Shekhar Mehta suffered an irreparable injury in the 1987 Pharaoh Rally after his Peugeot 205 cat-wheeled in Egypt which ended his career.

Vatanen suffered a fractured cervical vertebra, eight broken ribs, a punctured lung, and damaged lumbar vertebrae.

Before Toivonen’s accident, three people died and 30 were injured when a rally car lost control in a high-speed crash in Portugal.

Besides the cars, crowd control was becoming another real issue where fans would pour into the rally route, unlike today where serious measures of keeping fans at least 90 metres from the route.

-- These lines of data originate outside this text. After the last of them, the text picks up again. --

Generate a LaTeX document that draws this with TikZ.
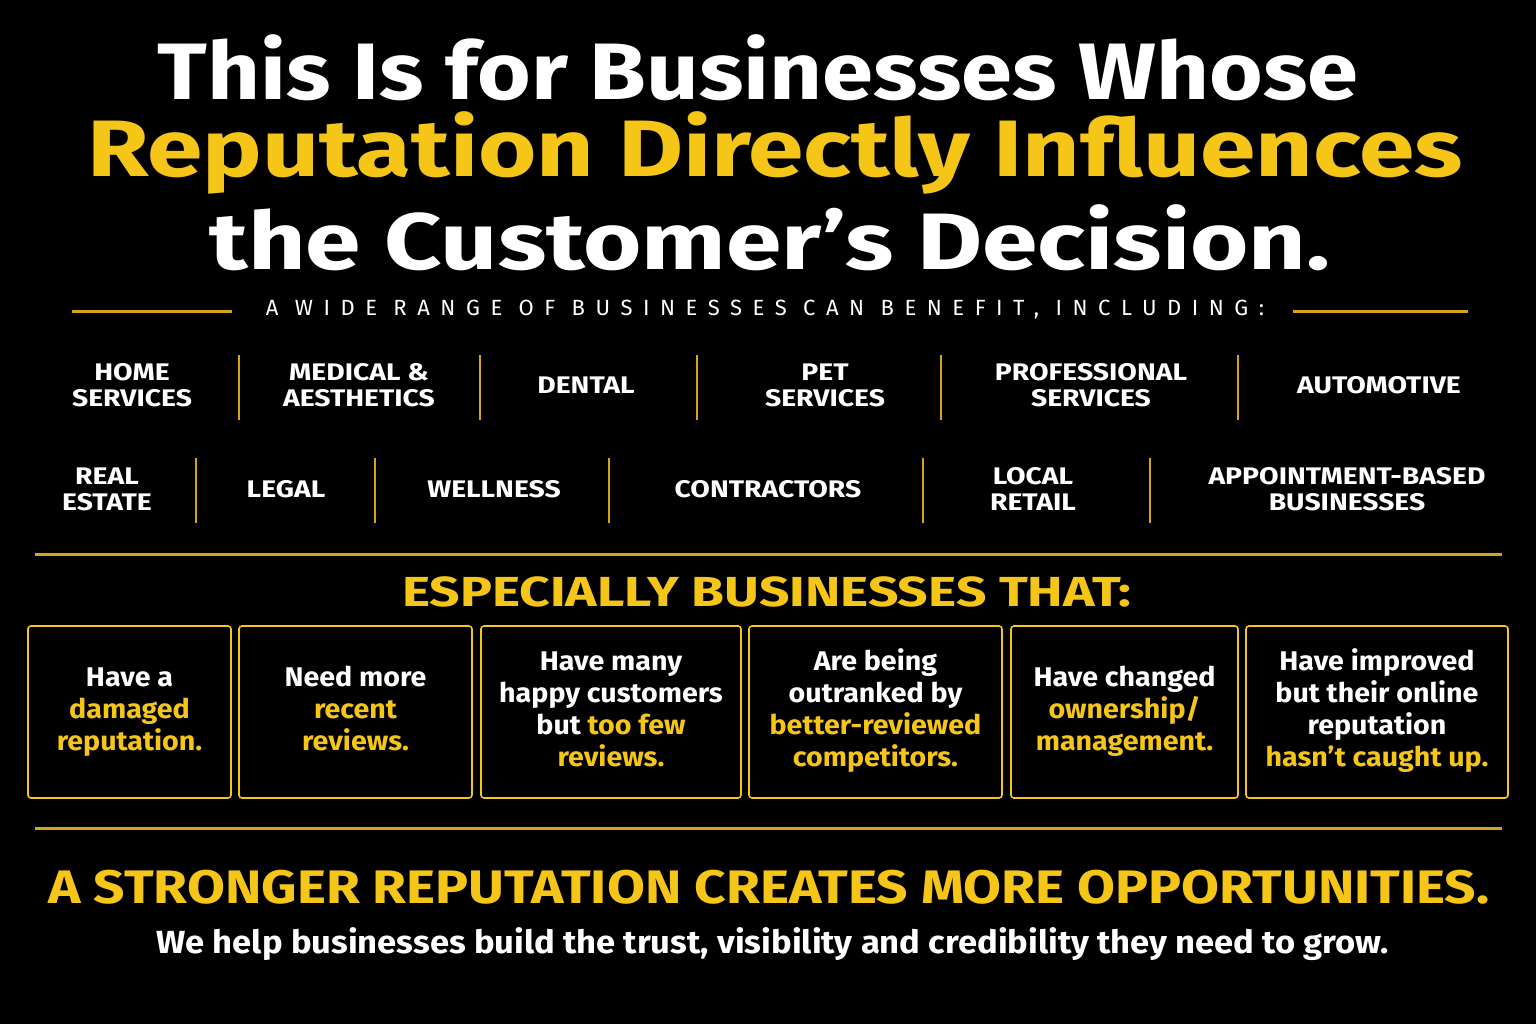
\documentclass[tikz,border=0pt]{standalone}
\usepackage{fontspec}
\setmainfont{Fira Sans}
\usepackage{graphicx}
\definecolor{gold}{HTML}{F5C518}
\definecolor{line}{HTML}{D4A514}
\newcommand{\hs}[2]{\scalebox{#1}[1]{#2}}
\begin{document}
\begin{tikzpicture}[x=1pt,y=-1pt,
  title/.style={font=\fontsize{80}{80}\selectfont\bfseries,inner sep=0},
  cat/.style={font=\fontsize{24}{26}\selectfont\bfseries,text=white,align=center,inner sep=0},
  div/.style={draw=line,line width=2pt},
  box/.style={draw=gold,line width=1.6pt,rounded corners=3pt},
  bt/.style={font=\fontsize{27}{32}\selectfont\bfseries,text=white,align=center,inner sep=0},
  hl/.style={draw=line,line width=3pt}]
\fill[black] (0,0) rectangle (1536,1024);
\useasboundingbox (0,0) rectangle (1536,1024);
\node[title,text=white] (t1) at (758,68) {\hs{1.15}{This Is for Businesses Whose}};
\node[title,text=gold] (t2) at (775,153) {\hs{1.25}{Reputation Directly Influences}};
\node[title,text=white] (t3) at (770,238) {\hs{1.25}{the Customer’s Decision.}};
\node[font=\fontsize{22}{24}\selectfont\addfontfeature{LetterSpace=48},text=white,inner sep=0] (sub) at (765,310) {A WIDE RANGE OF BUSINESSES CAN BENEFIT, INCLUDING:};
\draw[hl] (72,311) -- (232,311);
\draw[hl] (1293,311) -- (1468,311);
\foreach \x/\t [count=\i] in {132/{HOME\\SERVICES},359/{MEDICAL \&\\AESTHETICS},586/{DENTAL},825/{PET\\SERVICES},1091/{PROFESSIONAL\\SERVICES},1379/{AUTOMOTIVE}}
  \node[cat] (ra\i) at (\x,388) {\hs{1.18}{\begin{tabular}{@{}c@{}}\t\end{tabular}}};
\foreach \x in {239,480,697,941,1238} \draw[div] (\x,355) -- (\x,420);
\foreach \x/\t [count=\i] in {107/{REAL\\ESTATE},286/{LEGAL},494/{WELLNESS},768/{CONTRACTORS},1033/{LOCAL\\RETAIL},1347/{APPOINTMENT-BASED\\BUSINESSES}}
  \node[cat] (rb\i) at (\x,492) {\hs{1.18}{\begin{tabular}{@{}c@{}}\t\end{tabular}}};
\foreach \x in {196,375,609,923,1150} \draw[div] (\x,458) -- (\x,523);
\draw[hl] (35,554) -- (1502,554);
\node[font=\fontsize{42}{44}\selectfont\bfseries,text=gold,inner sep=0] (esp) at (767,592) {\hs{1.27}{ESPECIALLY BUSINESSES THAT:}};
\foreach \a/\b/\t [count=\i] in {
 28/231/{Have a\\\textcolor{gold}{damaged}\\\textcolor{gold}{reputation.}},
 239/472/{Need more\\\textcolor{gold}{recent}\\\textcolor{gold}{reviews.}},
 481/741/{Have many\\happy customers\\but \textcolor{gold}{too few}\\\textcolor{gold}{reviews.}},
 749/1002/{Are being\\outranked by\\\textcolor{gold}{better-reviewed}\\\textcolor{gold}{competitors.}},
 1011/1238/{Have changed\\\textcolor{gold}{ownership/}\\\textcolor{gold}{management.}},
 1246/1508/{Have improved\\but their online\\reputation\\\textcolor{gold}{hasn’t caught up.}}}
{
 \draw[box] (\a,626) rectangle (\b,798);
 \node[bt] (b\i) at ({(\a+\b)/2},712) {\hs{1.06}{\begin{tabular}{@{}c@{}}\t\end{tabular}}};
}
\draw[hl] (35,828) -- (1502,828);
\node[font=\fontsize{47}{48}\selectfont\bfseries,text=gold,inner sep=0] (s1) at (769,887) {\hs{1.17}{A STRONGER REPUTATION CREATES MORE OPPORTUNITIES.}};
\node[font=\fontsize{32}{34}\selectfont\bfseries,text=white,inner sep=0] (s2) at (773,944) {\hs{1.08}{We help businesses build the trust, visibility and credibility they need to grow.}};
\end{tikzpicture}
\end{document}
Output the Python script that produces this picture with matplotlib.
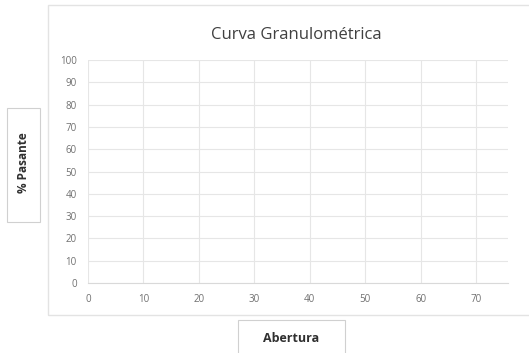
import matplotlib.pyplot as plt
from matplotlib.patches import Rectangle

# Data (chart has no plotted series)
abertura = []
pasante = []
x_ticks = [0, 10, 20, 30, 40, 50, 60, 70]
y_ticks = [0, 10, 20, 30, 40, 50, 60, 70, 80, 90, 100]

plt.rcParams['font.family'] = ['Open Sans', 'DejaVu Sans']

fig = plt.figure(figsize=(5.29, 3.53), dpi=100)
fig.patch.set_facecolor('white')

# chart area border
fig.patches.append(Rectangle((0.091, 0.108), 0.95, 0.878, transform=fig.transFigure,
                             fill=False, edgecolor='#e3e3e3', linewidth=1.0))

ax = fig.add_axes([0.166, 0.198, 0.794, 0.632])
ax.plot(abertura, pasante, color='#4472c4')
ax.set_xlim(0, 75.7)
ax.set_ylim(0, 100)
ax.set_xticks(x_ticks)
ax.set_yticks(y_ticks)
ax.grid(True, color='#e6e6e6', linewidth=0.8)
ax.set_axisbelow(True)
for s in ['top', 'right', 'left']:
    ax.spines[s].set_visible(False)
ax.spines['bottom'].set_color('#d9d9d9')
ax.tick_params(length=0, labelsize=7, colors='#707070', pad=8)

fig.text(0.56, 0.90, 'Curva Granulométrica', ha='center', va='center',
         fontsize=12, color='#404040')

# axis title boxes
fig.patches.append(Rectangle((7 / 529, 1 - 222 / 353), 33 / 529, 114 / 353,
                             transform=fig.transFigure, fill=False,
                             edgecolor='#d0d0d0', linewidth=0.8))
fig.text(23.5 / 529, 1 - 163 / 353, '% Pasante', rotation=90, ha='center', va='center',
         fontsize=8.5, fontweight='bold', color='#303030')

fig.patches.append(Rectangle((238 / 529, 1 - 360 / 353), 107 / 529, 40 / 353,
                             transform=fig.transFigure, fill=False,
                             edgecolor='#d0d0d0', linewidth=0.8))
fig.text(291 / 529, 1 - 338 / 353, 'Abertura', ha='center', va='center',
         fontsize=9, fontweight='bold', color='#303030')

fig.savefig('out.png', dpi=100)
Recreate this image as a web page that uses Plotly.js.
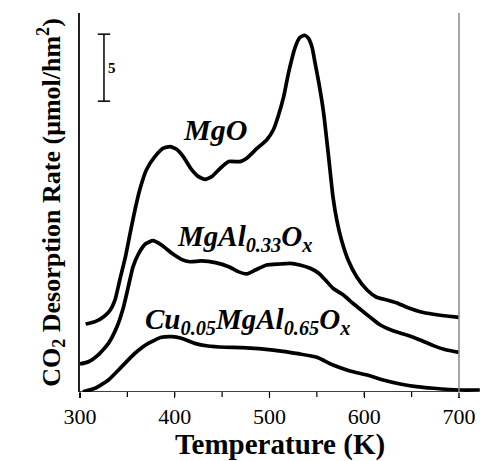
<!DOCTYPE html>
<html>
<head>
<meta charset="utf-8">
<script src="https://cdn.plot.ly/plotly-3.0.1.min.js"></script>
<style>html,body{margin:0;padding:0;background:#fff;}#chart{width:480px;height:461px;}</style>
</head>
<body>
<div id="chart"></div>
<script>
// Temperature (K) and CO2 desorption rate (offset curves, arbitrary baseline)
const mgoT = [306,316,325,332,337,342,348,353,358,363,370,379,388,395,402,409,418,425,432,439,448,457,469,476,487,497,504,509,515,520,527,532,537,541,545,548,552,557,562,567,571,576,583,592,603,613,624,634,645,659,673,687,700];
const mgoY = [5.07,5.25,5.62,6.12,6.87,8.36,10.1,11.87,13.58,15.07,16.57,17.56,18.19,18.31,18.11,17.56,16.57,16.07,15.87,16.07,16.69,17.19,17.19,17.44,18.19,18.81,19.55,20.54,22.04,23.78,25.7,26.45,26.62,26.4,25.7,24.6,23.1,20.9,17.81,14.57,12.84,11.34,9.85,8.6,7.61,7.07,6.87,6.66,6.32,5.99,5.8,5.67,5.57];

const mgalT = [300,309,319,330,339,346,351,356,362,369,377,386,397,407,416,428,443,457,467,476,485,497,511,522,532,543,552,559,567,578,588,599,610,617,631,645,659,673,687,700];
const mgalY = [2.09,2.26,2.76,3.63,4.87,6.37,7.86,9.35,10.35,11.04,11.29,10.97,10.35,9.9,9.72,9.78,9.65,9.35,8.98,8.81,9.1,9.48,9.55,9.6,9.48,9.23,8.86,8.36,7.74,7.24,6.62,5.99,5.37,5.0,4.55,4.25,3.88,3.46,3.13,2.96];

const cuT = [303,316,330,344,358,372,386,397,407,421,435,453,471,504,532,550,567,585,603,620,638,655,673,700,722];
const cuY = [0.02,0.28,0.9,1.89,2.89,3.63,4.08,4.13,4.01,3.63,3.43,3.34,3.31,3.13,2.84,2.59,2.01,1.57,1.27,0.9,0.6,0.4,0.28,0.15,0.15];

const tickPositions = [300,350,400,450,500,550,600,650,700];
const scaleBarValue = 5;   // scale bar length in rate units
const scaleBarX = 325.3;
const scaleBarBottom = 21.7;

const xRange = [300, 722.2];
const line = {color:'#000', width:3.7, shape:'spline', smoothing:0.5};
const traces = [
  {x: mgoT, y: mgoY, type:'scatter', mode:'lines', line: line, name:'MgO'},
  {x: mgalT, y: mgalY, type:'scatter', mode:'lines', line: line, name:'MgAl0.33Ox'},
  {x: cuT, y: cuY, type:'scatter', mode:'lines', line: line, name:'Cu0.05MgAl0.65Ox'}
];

const plotH = 461 - 13 - 69;
const toPaperX = v => (v - xRange[0]) / (xRange[1] - xRange[0]);
const tickShapes = tickPositions.map(v => ({type:'line', xref:'paper', yref:'paper', x0:toPaperX(v), x1:toPaperX(v), y0:0, y1:-5/plotH,
  line:{color: v === 700 ? '#888' : '#000', width:1.2}}));

const serif = '"Liberation Serif", "Times New Roman", Times, serif';
const layout = {
  width: 480, height: 461,
  margin: {l:80, r:0, t:13, b:69},
  paper_bgcolor:'#fff', plot_bgcolor:'#fff',
  showlegend: false,
  font: {family: serif, color:'#000'},
  xaxis: {
    range: xRange, showgrid:false, zeroline:false, showline:false,
    tickmode:'linear', tick0:300, dtick:100,
    ticks:'outside', ticklen:5, tickwidth:1.2, tickcolor:'#000',
    tickfont:{family: serif, size:22, color:'#000'},
    title:{text:'<b>Temperature (K)</b>', font:{family: serif, size:29, color:'#000'}, standoff:7}
  },
  yaxis: {
    range: [0, 28.28], showgrid:false, zeroline:false, showticklabels:false, ticks:'',
    showline:true, linecolor:'#222', linewidth:2,
    title:{text:'<b>CO<sub>2</sub> Desorption Rate (μmol/hm<sup>2</sup>)</b>', font:{family: serif, size:26, color:'#000'}, standoff:10}
  },
  shapes: [
    {type:'line', xref:'x', yref:'y', x0:300, x1:700, y0:0, y1:0, line:{color:'#000', width:1.5}},
    {type:'line', xref:'x', yref:'paper', x0:700, x1:700, y0:0, y1:1, line:{color:'#888', width:1.5}},
    {type:'line', xref:'x', yref:'y', x0:scaleBarX, x1:scaleBarX, y0:scaleBarBottom, y1:scaleBarBottom+scaleBarValue, line:{color:'#000', width:1.5}},
    {type:'line', xref:'x', yref:'y', x0:scaleBarX-6.5, x1:scaleBarX+6.5, y0:scaleBarBottom, y1:scaleBarBottom, line:{color:'#000', width:1.5}},
    {type:'line', xref:'x', yref:'y', x0:scaleBarX-6.5, x1:scaleBarX+6.5, y0:scaleBarBottom+scaleBarValue, y1:scaleBarBottom+scaleBarValue, line:{color:'#000', width:1.5}}
  ].concat(tickShapes),
  annotations: [
    {xref:'x', yref:'y', x:scaleBarX+2.5, y:scaleBarBottom+scaleBarValue/2, xanchor:'left', yanchor:'middle', showarrow:false,
     text:'<b>'+scaleBarValue+'</b>', font:{family: serif, size:15, color:'#000'}},
    {xref:'x', yref:'y', x:443, y:19.6, xanchor:'center', yanchor:'middle', showarrow:false,
     text:'<b><i>MgO</i></b>', font:{family: serif, size:30, color:'#000'}},
    {xref:'x', yref:'y', x:474, y:11.5, xanchor:'center', yanchor:'middle', showarrow:false,
     text:'<b><i>MgAl<sub>0.33</sub>O<sub>x</sub></i></b>', font:{family: serif, size:29, color:'#000'}},
    {xref:'x', yref:'y', x:477, y:5.3, xanchor:'center', yanchor:'middle', showarrow:false,
     text:'<b><i>Cu<sub>0.05</sub>MgAl<sub>0.65</sub>O<sub>x</sub></i></b>', font:{family: serif, size:29, color:'#000'}}
  ]
};
Plotly.newPlot('chart', traces, layout, {staticPlot:true, displayModeBar:false});
</script>
</body>
</html>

In 1981, Audi introduced the four-wheel-drive Quattro which revolutionalised the rally as no two-wheel-drive car was to ever win a WRC event.

FIA introduced Group ‘B’ in 1982 besides including Groups ‘N’, ‘A’, and ‘C’. Groups ‘N’ and ‘A’ required manufacturers to build 5,000 units with strict regulations on the minimum dimensions of the car and required each one to have at least four seats.

Most were turbo-charged.

Group ‘B’, on the other hand, only required manufacturers to make 200 two-seater units in an effort by the FIA to push purpose-built cars onto the dirt.

By the time of Toivonen’s accident, manufacturers like Audi and Lancia were developing cars capable of reaching 1,000bhp.

FISA had to rethink and come up with stringent safety measures from these Group ‘B’ accidents, and one aspect was tracking cars remotely from rally headquarters.